The European Commission (EC) has released a research paper that seeks to provide a jumping-off point for greater discussion on the plastic scrap generated throughout Europe. The paper, Green Paper on a European Strategy on Plastic Waste in the Environment, has been designed to launch a broad reflection on possible responses to the public policy challenges posed by plastic waste, which are currently not specifically addressed in EU waste legislation.
The follow-up to the Green Paper will be an integral part of the wider review of the waste legislation that will be completed in 2014. The Green Paper report will look at the existing targets for waste recovery and landfill as well as an ex-post evaluation of five directives covering various waste streams.

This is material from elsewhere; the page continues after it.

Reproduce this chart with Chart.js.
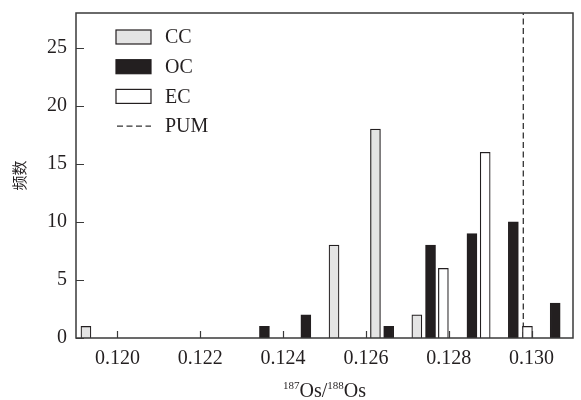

In a statement following the paper’s release, Environment Commissioner Janez Potocnik said, “Managing plastic waste is a major challenge in terms of environmental protection, but it's also a huge opportunity for resource efficiency. In a circular economy where high recycling rates offer solutions to material scarcity, I believe plastic has a future. I invite all stakeholders to participate in this process of reflection on how to make plastic part of the solution rather than the problem.”
The EC notes that the Green Paper underlines the key role that plastic plays in many industrial processes and applications, and the potential economic gains of higher recycling rates. As the world population grows and natural resources become scarcer, recycling plastics will be an alternative to the exploitation of virgin resources. To speed this change, better framework conditions are needed to support eco-design and environmental innovation, with waste prevention and recycling factored in to the design of plastic products.
The challenges posed by plastic waste are not specifically addressed in EU waste legislation at present. Member States should favor prevention and recycling over other modes of disposal, as is the case for all waste streams referred to in the Waste Framework Directive, but clearly more is needed. The Green Paper aims to gather facts and views in order to assess the impacts of plastic waste and define a European strategy to mitigate them.
Stakeholders are invited to contribute their views on whether, and how, existing legislation should be adapted to deal with plastic waste and promote re-use, recycling and recovery of plastic waste over landfilling.
Views are also sought on the effectiveness of potential recycling targets, and of economic measures such as landfill bans, landfill taxes and pay-as-you-throw schemes. The Green Paper also asks how to improve the modular and chemical design of plastic to improve recyclability, how to reduce marine litter and whether there is a need to promote biodegradable plastics.
The consultation, which includes 26 questions, will last until the beginning of June 2013. The result will feed into further policy action in 2014 as part of a broader waste policy review, which will look in particular at the existing targets for waste recovery and landfill as well as an ex-post evaluation of five directives covering various waste streams.